Task description: Gather every line from the entries below that includes "this".
** start of Available records **
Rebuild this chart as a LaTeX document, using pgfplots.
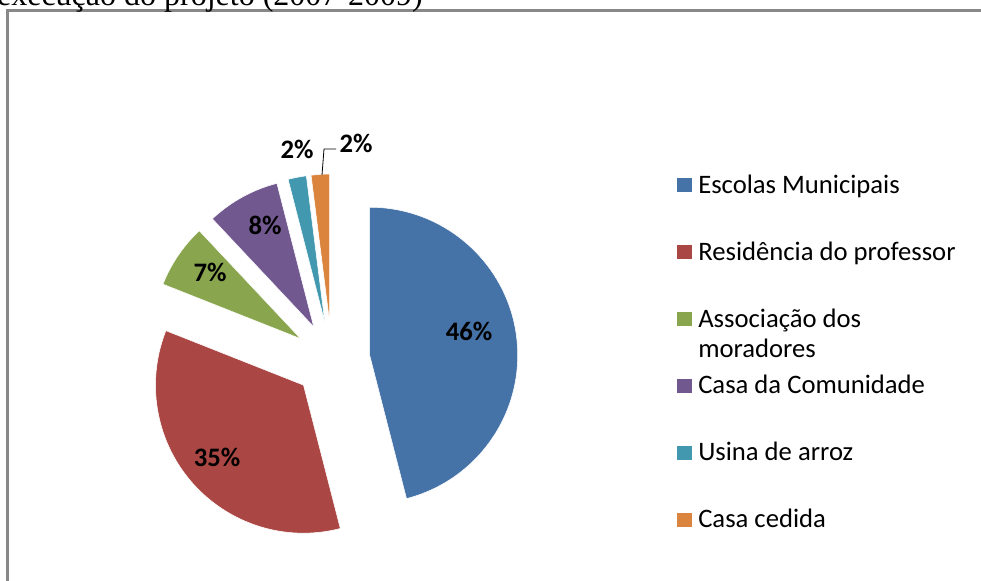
\documentclass[border=0pt]{standalone}
\usepackage{pgfplots}
\pgfplotsset{compat=1.18}
\usepackage{pgfplotstable}
\usepackage{fontspec}
\setmainfont{Carlito}
\newfontfamily\titlefont{Liberation Serif}
\definecolor{slice0}{HTML}{4572A7}
\definecolor{slice1}{HTML}{AA4643}
\definecolor{slice2}{HTML}{89A54E}
\definecolor{slice3}{HTML}{71588F}
\definecolor{slice4}{HTML}{4198AF}
\definecolor{slice5}{HTML}{DB843D}
\definecolor{framegray}{RGB}{136,136,136}
\pgfplotstableread{
pct expl
46 38
35 38
7 38
8 38
2 38
2 38
}\piedata
\begin{document}
\begin{tikzpicture}
\begin{axis}[at={(0,0)}, anchor=north west, scale only axis,
  width=735.75pt, height=435.75pt,
  xmin=0, xmax=981, ymin=0, ymax=581, y dir=reverse,
  hide axis, clip=false]
\pgfplotsextra{%
  \gdef\cum{0}%
  \pgfplotsforeachungrouped \i in {0,...,5}{%
    \pgfplotstablegetelem{\i}{pct}\of\piedata
    \let\pv=\pgfplotsretval
    \pgfplotstablegetelem{\i}{expl}\of\piedata
    \let\ev=\pgfplotsretval
    \pgfmathsetmacro\ta{\cum*3.6}%
    \pgfmathsetmacro\tb{(\cum+\pv)*3.6}%
    \pgfmathsetmacro\tm{(\ta+\tb)/2}%
    \pgfmathsetmacro\cx{332+\ev*sin(\tm)}%
    \pgfmathsetmacro\cy{360-\ev*cos(\tm)}%
    \pgfmathsetmacro\sa{90-\ta}%
    \pgfmathsetmacro\ea{90-\tb}%
    \fill[fill=slice\i, draw=white, line width=0.4pt] (axis cs:\cx,\cy) -- ++(\sa:111pt) arc[start angle=\sa, end angle=\ea, radius=111pt] -- cycle;
    \pgfmathsetmacro\newcum{\cum+\pv}%
    \global\let\cum\newcum
  }%
}
% frame
\draw[framegray, line width=2pt] (axis cs:7.5,600) -- (axis cs:7.5,10.5) -- (axis cs:1000,10.5);
% title (cut)
\node[anchor=base east, inner sep=0pt, font=\titlefont\fontsize{24}{28}\selectfont] at (axis cs:423,5) {execução do projeto (2007-2009)};
% data labels
\begin{scope}[every node/.style={font=\bfseries\fontsize{20}{24}\selectfont, inner sep=0pt}]
\node at (axis cs:469,331) {46\%};
\node at (axis cs:217,457) {35\%};
\node at (axis cs:210,272) {7\%};
\node at (axis cs:265,225) {8\%};
\node at (axis cs:297,149) {2\%};
\node at (axis cs:356,143) {2\%};
\end{scope}
\draw[black, line width=0.6pt] (axis cs:322,175) -- (axis cs:324,149) -- (axis cs:336,149);
% legend
\begin{scope}[every node/.style={font=\fontsize{20}{24}\selectfont, inner sep=0pt, anchor=base west}]
\fill[slice0] (axis cs:677,178) rectangle (axis cs:692,192);
\node at (axis cs:698,193) {Escolas Municipais};
\fill[slice1] (axis cs:677,245) rectangle (axis cs:692,259);
\node at (axis cs:698,260) {Residência do professor};
\fill[slice2] (axis cs:677,312) rectangle (axis cs:692,326);
\node at (axis cs:698,327) {Associação dos};
\node at (axis cs:698,357) {moradores};
\fill[slice3] (axis cs:677,379) rectangle (axis cs:692,393);
\node at (axis cs:698,393) {Casa da Comunidade};
\fill[slice4] (axis cs:677,446) rectangle (axis cs:692,460);
\node at (axis cs:698,460) {Usina de arroz};
\fill[slice5] (axis cs:677,513) rectangle (axis cs:692,527);
\node at (axis cs:698,527) {Casa cedida};
\end{scope}
\end{axis}
\pgfresetboundingbox
\useasboundingbox (0,0) rectangle (735.75pt,-435.75pt);
\end{tikzpicture}
\end{document}
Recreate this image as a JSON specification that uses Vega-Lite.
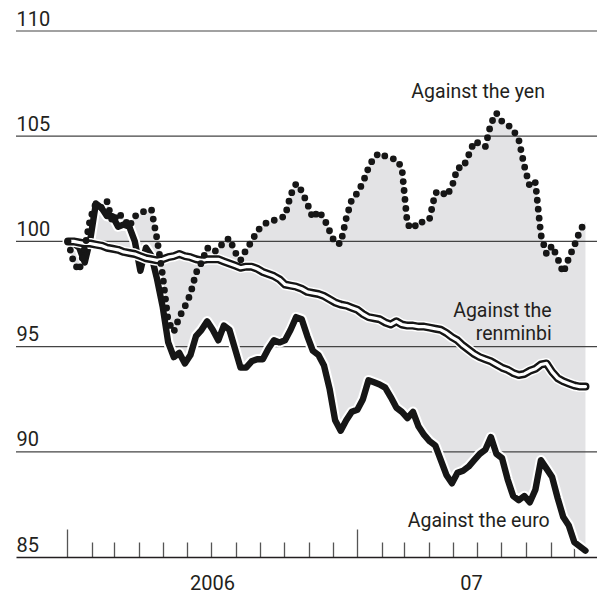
{
  "$schema": "https://vega.github.io/schema/vega-lite/v6.json",
  "width": 581,
  "height": 526,
  "autosize": {"type": "none"},
  "padding": {"left": 16, "top": 31, "right": 0, "bottom": 51},
  "background": "white",
  "config": {
    "view": {"stroke": null},
    "axis": {"labelFont": "Roboto", "labelFontSize": 20, "labelColor": "#231f20"}
  },
  "datasets": {
    "series": [
      {"date": "2006-01-02", "yen": 100.0, "rmb": 100.0, "euro": 100.0},
      {"date": "2006-01-09", "yen": 99.0, "rmb": 100.0, "euro": 99.9},
      {"date": "2006-01-16", "yen": 98.6, "rmb": 99.95, "euro": 99.7},
      {"date": "2006-01-23", "yen": 99.7, "rmb": 99.9, "euro": 99.0},
      {"date": "2006-01-30", "yen": 101.1, "rmb": 99.9, "euro": 100.1},
      {"date": "2006-02-06", "yen": 101.8, "rmb": 99.85, "euro": 101.8},
      {"date": "2006-02-13", "yen": 101.6, "rmb": 99.8, "euro": 101.6},
      {"date": "2006-02-20", "yen": 101.9, "rmb": 99.7, "euro": 101.2},
      {"date": "2006-02-27", "yen": 100.9, "rmb": 99.65, "euro": 101.2},
      {"date": "2006-03-06", "yen": 101.35, "rmb": 99.6, "euro": 100.7},
      {"date": "2006-03-13", "yen": 101.1, "rmb": 99.5, "euro": 100.8},
      {"date": "2006-03-20", "yen": 100.7, "rmb": 99.45, "euro": 100.7},
      {"date": "2006-03-27", "yen": 101.2, "rmb": 99.4, "euro": 100.0},
      {"date": "2006-04-03", "yen": 101.3, "rmb": 99.3, "euro": 98.6},
      {"date": "2006-04-10", "yen": 101.5, "rmb": 99.2, "euro": 99.7},
      {"date": "2006-04-17", "yen": 101.5, "rmb": 99.15, "euro": 99.3},
      {"date": "2006-04-24", "yen": 100.1, "rmb": 99.1, "euro": 98.2},
      {"date": "2006-05-01", "yen": 98.4, "rmb": 99.15, "euro": 96.9},
      {"date": "2006-05-08", "yen": 96.2, "rmb": 99.25, "euro": 95.2},
      {"date": "2006-05-15", "yen": 95.7, "rmb": 99.3, "euro": 94.5},
      {"date": "2006-05-22", "yen": 96.4, "rmb": 99.4, "euro": 94.7},
      {"date": "2006-05-29", "yen": 96.9, "rmb": 99.3, "euro": 94.2},
      {"date": "2006-06-05", "yen": 97.5, "rmb": 99.25, "euro": 94.6},
      {"date": "2006-06-12", "yen": 98.5, "rmb": 99.15, "euro": 95.5},
      {"date": "2006-06-19", "yen": 99.0, "rmb": 99.1, "euro": 95.8},
      {"date": "2006-06-26", "yen": 99.7, "rmb": 99.15, "euro": 96.2},
      {"date": "2006-07-03", "yen": 99.5, "rmb": 99.15, "euro": 95.8},
      {"date": "2006-07-10", "yen": 99.6, "rmb": 99.15, "euro": 95.3},
      {"date": "2006-07-17", "yen": 100.0, "rmb": 99.05, "euro": 96.0},
      {"date": "2006-07-24", "yen": 100.15, "rmb": 98.95, "euro": 95.8},
      {"date": "2006-07-31", "yen": 99.5, "rmb": 98.85, "euro": 94.9},
      {"date": "2006-08-07", "yen": 99.1, "rmb": 98.75, "euro": 94.0},
      {"date": "2006-08-14", "yen": 99.6, "rmb": 98.8, "euro": 94.0},
      {"date": "2006-08-21", "yen": 100.0, "rmb": 98.8, "euro": 94.3},
      {"date": "2006-08-28", "yen": 100.5, "rmb": 98.7, "euro": 94.4},
      {"date": "2006-09-04", "yen": 100.75, "rmb": 98.55, "euro": 94.4},
      {"date": "2006-09-11", "yen": 100.95, "rmb": 98.45, "euro": 94.9},
      {"date": "2006-09-18", "yen": 101.0, "rmb": 98.35, "euro": 95.3},
      {"date": "2006-09-25", "yen": 101.1, "rmb": 98.2, "euro": 95.2},
      {"date": "2006-10-02", "yen": 101.2, "rmb": 97.95, "euro": 95.3},
      {"date": "2006-10-09", "yen": 102.2, "rmb": 97.9, "euro": 95.8},
      {"date": "2006-10-16", "yen": 102.75, "rmb": 97.85, "euro": 96.4},
      {"date": "2006-10-23", "yen": 102.4, "rmb": 97.75, "euro": 96.3},
      {"date": "2006-10-30", "yen": 101.8, "rmb": 97.6, "euro": 95.5},
      {"date": "2006-11-06", "yen": 101.1, "rmb": 97.55, "euro": 94.8},
      {"date": "2006-11-13", "yen": 101.45, "rmb": 97.5, "euro": 94.6},
      {"date": "2006-11-20", "yen": 101.1, "rmb": 97.4, "euro": 94.1},
      {"date": "2006-11-27", "yen": 100.5, "rmb": 97.25, "euro": 93.0},
      {"date": "2006-12-04", "yen": 99.9, "rmb": 97.1, "euro": 91.5},
      {"date": "2006-12-11", "yen": 99.9, "rmb": 97.0, "euro": 91.0},
      {"date": "2006-12-18", "yen": 101.1, "rmb": 96.95, "euro": 91.5},
      {"date": "2006-12-25", "yen": 102.0, "rmb": 96.85, "euro": 91.9},
      {"date": "2007-01-01", "yen": 102.3, "rmb": 96.75, "euro": 92.0},
      {"date": "2007-01-08", "yen": 102.8, "rmb": 96.55, "euro": 92.5},
      {"date": "2007-01-15", "yen": 103.5, "rmb": 96.4, "euro": 93.4},
      {"date": "2007-01-22", "yen": 104.0, "rmb": 96.35, "euro": 93.3},
      {"date": "2007-01-29", "yen": 104.2, "rmb": 96.3, "euro": 93.2},
      {"date": "2007-02-05", "yen": 104.05, "rmb": 96.15, "euro": 93.05},
      {"date": "2007-02-12", "yen": 103.95, "rmb": 96.05, "euro": 92.6},
      {"date": "2007-02-19", "yen": 103.9, "rmb": 96.2, "euro": 92.1},
      {"date": "2007-02-26", "yen": 103.5, "rmb": 96.05, "euro": 91.9},
      {"date": "2007-03-05", "yen": 100.8, "rmb": 96.0, "euro": 91.6},
      {"date": "2007-03-12", "yen": 100.6, "rmb": 96.0, "euro": 91.9},
      {"date": "2007-03-19", "yen": 100.95, "rmb": 95.95, "euro": 91.2},
      {"date": "2007-03-26", "yen": 100.9, "rmb": 95.95, "euro": 90.8},
      {"date": "2007-04-02", "yen": 101.1, "rmb": 95.9, "euro": 90.5},
      {"date": "2007-04-09", "yen": 102.3, "rmb": 95.85, "euro": 90.3},
      {"date": "2007-04-16", "yen": 102.4, "rmb": 95.8, "euro": 89.6},
      {"date": "2007-04-23", "yen": 102.15, "rmb": 95.65, "euro": 88.9},
      {"date": "2007-04-30", "yen": 102.6, "rmb": 95.45, "euro": 88.5},
      {"date": "2007-05-07", "yen": 103.5, "rmb": 95.3, "euro": 89.0},
      {"date": "2007-05-14", "yen": 103.5, "rmb": 95.05, "euro": 89.1},
      {"date": "2007-05-21", "yen": 104.1, "rmb": 94.85, "euro": 89.3},
      {"date": "2007-05-28", "yen": 104.75, "rmb": 94.65, "euro": 89.6},
      {"date": "2007-06-04", "yen": 104.65, "rmb": 94.5, "euro": 89.9},
      {"date": "2007-06-11", "yen": 104.5, "rmb": 94.4, "euro": 90.1},
      {"date": "2007-06-18", "yen": 105.6, "rmb": 94.3, "euro": 90.7},
      {"date": "2007-06-25", "yen": 106.1, "rmb": 94.15, "euro": 89.9},
      {"date": "2007-07-02", "yen": 105.7, "rmb": 94.0, "euro": 89.7},
      {"date": "2007-07-09", "yen": 105.55, "rmb": 93.9, "euro": 88.7},
      {"date": "2007-07-16", "yen": 105.3, "rmb": 93.75, "euro": 87.9},
      {"date": "2007-07-23", "yen": 104.85, "rmb": 93.65, "euro": 87.7},
      {"date": "2007-07-30", "yen": 103.6, "rmb": 93.7, "euro": 87.9},
      {"date": "2007-08-06", "yen": 102.6, "rmb": 93.85, "euro": 87.6},
      {"date": "2007-08-13", "yen": 102.8, "rmb": 93.95, "euro": 88.2},
      {"date": "2007-08-20", "yen": 100.3, "rmb": 94.15, "euro": 89.6},
      {"date": "2007-08-27", "yen": 99.4, "rmb": 94.2, "euro": 89.2},
      {"date": "2007-09-03", "yen": 99.8, "rmb": 93.8, "euro": 88.8},
      {"date": "2007-09-10", "yen": 99.2, "rmb": 93.5, "euro": 87.8},
      {"date": "2007-09-17", "yen": 98.5, "rmb": 93.35, "euro": 86.9},
      {"date": "2007-09-24", "yen": 99.2, "rmb": 93.25, "euro": 86.5},
      {"date": "2007-10-01", "yen": 99.8, "rmb": 93.15, "euro": 85.7},
      {"date": "2007-10-08", "yen": 100.5, "rmb": 93.1, "euro": 85.5},
      {"date": "2007-10-15", "yen": 100.95, "rmb": 93.1, "euro": 85.3}
    ],
    "grid": [
      {"level": 90}, {"level": 95}, {"level": 100}, {"level": 105}, {"level": 110}
    ],
    "notes": [
      {"date": "2007-08-25T00:00:00Z", "v": 106.83, "label": "Against the yen"},
      {"date": "2007-09-02T12:00:00Z", "v": 96.43, "label": "Against the"},
      {"date": "2007-09-02T12:00:00Z", "v": 95.32, "label": "renminbi"},
      {"date": "2007-08-31T00:00:00Z", "v": 86.43, "label": "Against the euro"}
    ]
  },
  "data": {"name": "series"},
  "layer": [
    {
      "transform": [
        {"fold": ["yen", "rmb", "euro"], "as": ["series", "value"]},
        {"aggregate": [
          {"op": "max", "field": "value", "as": "hi"},
          {"op": "min", "field": "value", "as": "lo"}
        ], "groupby": ["date"]}
      ],
      "mark": {"type": "area", "color": "#e3e3e5", "interpolate": "linear"},
      "encoding": {
        "x": {
          "field": "date", "type": "temporal", "title": null,
          "scale": {"type": "utc", "domain": [
            {"year": 2005, "month": 10, "date": 28, "hours": 12, "utc": true},
            {"year": 2007, "month": 10, "date": 29, "hours": 12, "utc": true}
          ]},
          "axis": {
            "grid": false,
            "domain": true, "domainColor": "#231f20", "domainWidth": 1.5,
            "tickCount": 200,
            "values": [
              {"year": 2006, "month": 1, "date": 1, "utc": true},
              {"year": 2006, "month": 2, "date": 1, "utc": true},
              {"year": 2006, "month": 3, "date": 1, "utc": true},
              {"year": 2006, "month": 4, "date": 1, "utc": true},
              {"year": 2006, "month": 5, "date": 1, "utc": true},
              {"year": 2006, "month": 6, "date": 1, "utc": true},
              {"year": 2006, "month": 7, "date": 1, "utc": true},
              {"year": 2006, "month": 7, "date": 2, "utc": true},
              {"year": 2006, "month": 8, "date": 1, "utc": true},
              {"year": 2006, "month": 9, "date": 1, "utc": true},
              {"year": 2006, "month": 10, "date": 1, "utc": true},
              {"year": 2006, "month": 11, "date": 1, "utc": true},
              {"year": 2006, "month": 12, "date": 1, "utc": true},
              {"year": 2007, "month": 1, "date": 1, "utc": true},
              {"year": 2007, "month": 2, "date": 1, "utc": true},
              {"year": 2007, "month": 3, "date": 1, "utc": true},
              {"year": 2007, "month": 4, "date": 1, "utc": true},
              {"year": 2007, "month": 5, "date": 1, "utc": true},
              {"year": 2007, "month": 5, "date": 24, "utc": true},
              {"year": 2007, "month": 6, "date": 1, "utc": true},
              {"year": 2007, "month": 7, "date": 1, "utc": true},
              {"year": 2007, "month": 8, "date": 1, "utc": true},
              {"year": 2007, "month": 9, "date": 1, "utc": true},
              {"year": 2007, "month": 10, "date": 1, "utc": true}
            ],
            "tickColor": "#555555",
            "tickWidth": 1.3,
            "tickSize": {"condition": {"test": "utcmonth(datum.value) === 0 && utcdate(datum.value) === 1", "value": -28}, "value": -15},
            "tickOpacity": {"condition": {"test": "utcdate(datum.value) !== 1", "value": 0}, "value": 1},
            "labelExpr": "utcdate(datum.value) === 2 ? '2006' : (utcdate(datum.value) === 24 ? '07' : '')",
            "labelOverlap": false,
            "labelFlush": false,
            "labelBound": false,
            "labelPadding": 31
          }
        },
        "y": {
          "field": "hi", "type": "quantitative", "title": null,
          "scale": {"domain": [85, 110], "nice": false, "zero": false},
          "axis": {
            "values": [85, 90, 95, 100, 105, 110],
            "grid": false, "ticks": false, "domain": false,
            "labelAlign": "left", "labelBaseline": "alphabetic",
            "labelPadding": 0, "labelOffset": -6
          }
        },
        "y2": {"field": "lo"}
      }
    },
    {
      "data": {"name": "grid"},
      "mark": {"type": "rule", "color": "#444444", "strokeWidth": 1.2},
      "encoding": {
        "y": {"field": "level", "type": "quantitative", "title": null}
      }
    },
    {
      "mark": {"type": "line", "color": "white", "strokeWidth": 10.5, "strokeJoin": "round", "strokeCap": "round"},
      "encoding": {
        "x": {"field": "date", "type": "temporal", "title": null, "scale": {"type": "utc"}},
        "y": {"field": "euro", "type": "quantitative", "title": null}
      }
    },
    {
      "mark": {"type": "line", "color": "#161616", "strokeWidth": 6.4, "strokeJoin": "round", "strokeCap": "round"},
      "encoding": {
        "x": {"field": "date", "type": "temporal", "title": null, "scale": {"type": "utc"}},
        "y": {"field": "euro", "type": "quantitative", "title": null}
      }
    },
    {
      "mark": {"type": "line", "color": "white", "strokeWidth": 11, "strokeJoin": "round", "strokeCap": "round"},
      "encoding": {
        "x": {"field": "date", "type": "temporal", "title": null, "scale": {"type": "utc"}},
        "y": {"field": "rmb", "type": "quantitative", "title": null}
      }
    },
    {
      "mark": {"type": "line", "color": "#161616", "strokeWidth": 8, "strokeJoin": "round", "strokeCap": "round"},
      "encoding": {
        "x": {"field": "date", "type": "temporal", "title": null, "scale": {"type": "utc"}},
        "y": {"field": "rmb", "type": "quantitative", "title": null}
      }
    },
    {
      "mark": {"type": "line", "color": "white", "strokeWidth": 3.2, "strokeJoin": "round", "strokeCap": "round"},
      "encoding": {
        "x": {"field": "date", "type": "temporal", "title": null, "scale": {"type": "utc"}},
        "y": {"field": "rmb", "type": "quantitative", "title": null}
      }
    },
    {
      "mark": {"type": "line", "color": "#161616", "strokeWidth": 6.8, "strokeCap": "round", "strokeJoin": "round", "strokeDash": [0, 9]},
      "encoding": {
        "x": {"field": "date", "type": "temporal", "title": null, "scale": {"type": "utc"}},
        "y": {"field": "yen", "type": "quantitative", "title": null}
      }
    },
    {
      "data": {"name": "notes"},
      "mark": {"type": "text", "align": "right", "baseline": "alphabetic", "font": "Roboto", "fontSize": 19.5, "color": "#231f20"},
      "encoding": {
        "x": {"field": "date", "type": "temporal", "title": null, "scale": {"type": "utc"}},
        "y": {"field": "v", "type": "quantitative", "title": null},
        "text": {"field": "label"}
      }
    }
  ]
}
** end of Available records **
The response:
Rebuild this chart as a LaTeX document, using pgfplots.
Recreate this image as a JSON specification that uses Vega-Lite.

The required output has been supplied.